The house was founded in 1772 under the name Clicquot by Philippe Clicquot-Muiron. In 1775 it was the first champagne-producing house to ship rosé, which blends white and red grapes. When Clicquot-Muiron's heir died in 1805, his estate was left to the son's wife, the widow Barbe Nicole Ponsardin. She inherited the business as well, and in 1810 the house was re-named Veuve Clicquot Ponsardin. ("Veuve" means widow in French.)

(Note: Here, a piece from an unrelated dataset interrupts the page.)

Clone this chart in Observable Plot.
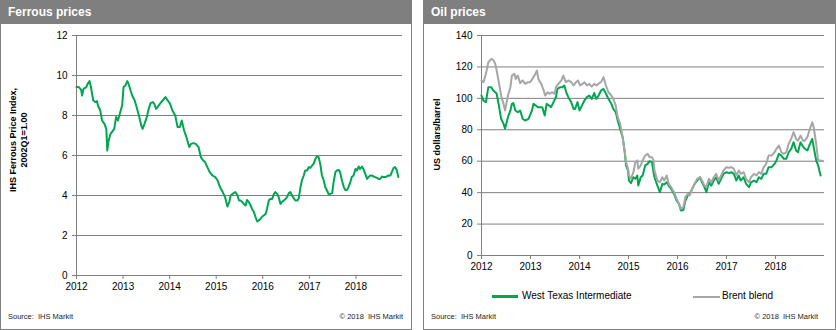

The 1811 vintage is famous across the Champagne region of France, because of a comet that passed over the fields---in wine production, this is seen as a good sign for the crops. It is also famous because the widow Clicquot first implemented modernized production techniques, and in 1814 was able to ship 10,000 bottles of champagne to Russia. The Russian market continued to grow over the following years, and champagne also become a popular drink across Europe. In 1816, the widow Clicquot perfected the technique called "remuage," or "riddling," a process of shaking the sediment into the bottle's neck for removal, which made champagne clear and crisp instead of cloudy. The technique has been used by champagne-production houses ever since.
In 1987 Veuve Clicquot Ponsardin became a part of the luxury group Louis Vuitton Moet Hennessey.

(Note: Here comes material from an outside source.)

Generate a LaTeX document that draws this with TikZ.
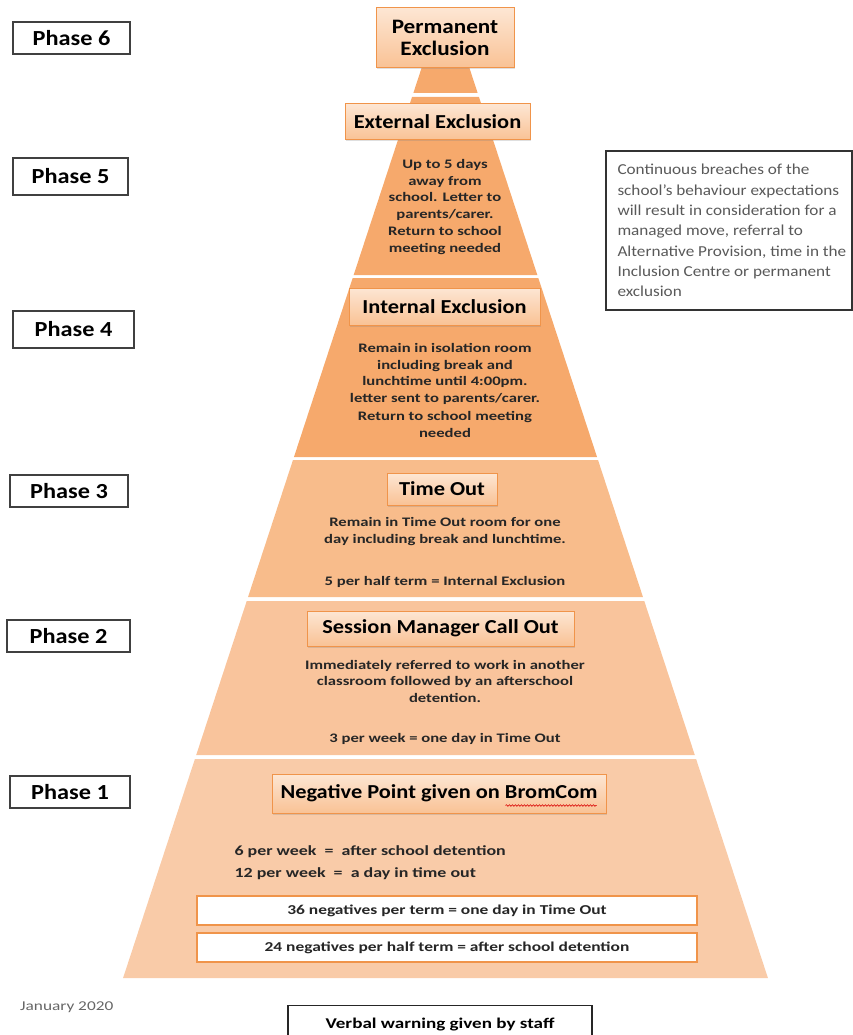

Veuve Clicquot's signature champagne is a non-vintage brut, blending multiple vintages to achieve the most consistent taste. It has a dry taste, using two-thirds red grapes (pinot noir and pinot meunier) with one-third white, a chardonnay.

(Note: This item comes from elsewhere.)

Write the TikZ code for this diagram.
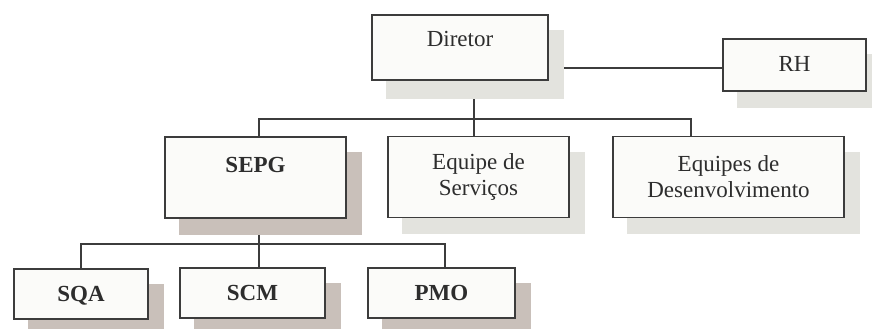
\documentclass[tikz,border=0pt]{standalone}
\usepackage{fontspec}
\setmainfont{Liberation Serif}
\usetikzlibrary{shadows,backgrounds}

\definecolor{boxline}{RGB}{60,60,60}
\definecolor{boxfill}{RGB}{251,251,249}
\definecolor{textgray}{RGB}{45,45,45}
\definecolor{greyshade}{RGB}{227,227,222}
\definecolor{taupeshade}{RGB}{201,192,186}

\begin{document}
\begin{tikzpicture}[x=1pt, y=-1pt]
        \tikzset{unit/.style = {shape=rectangle, draw=boxline, line width=1.9pt, fill=boxfill,
                     text=textgray, align=center, inner sep=2pt,
                     font=\fontsize{23}{26}\selectfont},
                 grey unit/.style = {unit, drop shadow={shadow xshift=15pt, shadow yshift=-16pt,
                     fill=greyshade, draw=greyshade, line width=1.9pt, opacity=1}},
                 taupe unit/.style = {unit, font=\fontsize{23}{26}\selectfont\bfseries,
                     drop shadow={shadow xshift=15pt, shadow yshift=-16pt,
                     fill=taupeshade, draw=taupeshade, line width=1.9pt, opacity=1}},
                 link/.style = {draw=boxline, line width=1.8pt}}

        \useasboundingbox (0, 0) rectangle (872, 329);

        \node[grey unit, minimum width=176pt, minimum height=65pt, text height=15pt, text depth=16pt,
              drop shadow={shadow xshift=15pt, shadow yshift=-18pt, fill=greyshade, draw=greyshade, line width=1.9pt, opacity=1}]
              (dir) at (460, 47.5) {Diretor};
        \node[grey unit, minimum width=143pt, minimum height=52pt, text height=15pt, text depth=3pt]
              (rh) at (794.5, 65) {RH};

        \node[taupe unit, minimum width=181pt, minimum height=81pt, text height=15pt, text depth=26pt]
              (sepg) at (255.5, 177.5) {SEPG};
        \node[grey unit, minimum width=181pt, minimum height=81pt] (serv) at (478.5, 177) {Equipe de\\Serviços};
        \node[grey unit, minimum width=231pt, minimum height=81pt] (desenv) at (728.5, 177) {Equipes de\\Desenvolvimento};

        \node[taupe unit, minimum width=134pt, minimum height=50pt, text height=15pt, text depth=0pt]
              (sqa) at (81, 294) {SQA};
        \node[taupe unit, minimum width=145pt, minimum height=50pt, text height=15pt, text depth=0pt]
              (scm) at (252.5, 293) {SCM};
        \node[taupe unit, minimum width=147pt, minimum height=50pt, text height=15pt, text depth=0pt]
              (pmo) at (441.5, 293) {PMO};

        \coordinate (topbus) at (474, 119);
        \coordinate (lowbus) at (259, 245);

        % connectors behind the boxes and their shadows
        \begin{pgfonlayer}{background}
            \draw[link] ([yshift=-3pt]rh.west) -- ([yshift=-3pt]rh.west -| dir.east);
            \draw[link] ([xshift=14pt]dir.south) -- (topbus);
            \draw[link] ([xshift=3.5pt]sepg.north) -- ++(0, -17) -| ([xshift=-37.5pt]desenv.north);
            \draw[link] ([xshift=-4.5pt]serv.north) -- (topbus);

            \draw[link] ([xshift=3.5pt]sepg.south) -- (lowbus);
            \draw[link] (sqa.north) -- ++(0, -24) -| ([xshift=3.5pt]pmo.north);
            \draw[link] ([xshift=6.5pt]scm.north) -- (lowbus);
        \end{pgfonlayer}

    \end{tikzpicture}
\end{document}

Veuve Clicquot has also shipped rosé in years when the grape crop is particularly strong.
The champagne-producing house is located in Reims, France, in the Champagne region, 80 miles northeast of Paris. The lands owned by Veuve Clicquot Ponsardin are situated on slopes, where several varieties of grapes are grown. These slopes provide between 26 percent and 28 percent of the Champagne region's grapes. The champagne-producing facility and cellars are open to tourists, who may also visit the chalk caves below the house, which date to the third century A.D.
Champagne producers attempt to produce the same taste every year, and Veuve Clicquot is no exception. The bright label distinguishes it from other brands of Champagne, and the company has built an image and a line of products around the label's distinctive color.
Veuve Clicquot Ponsardin is one of the most respected brands of champagne and has been rated highly by experts and novices. It came in 25th in 2009 in the "Wine.com 100." The Upgrader on men.style.com praised its "commendable consistency and availability." It upholds the specific qualities and techniques of sparkling wine produced in the Champagne region.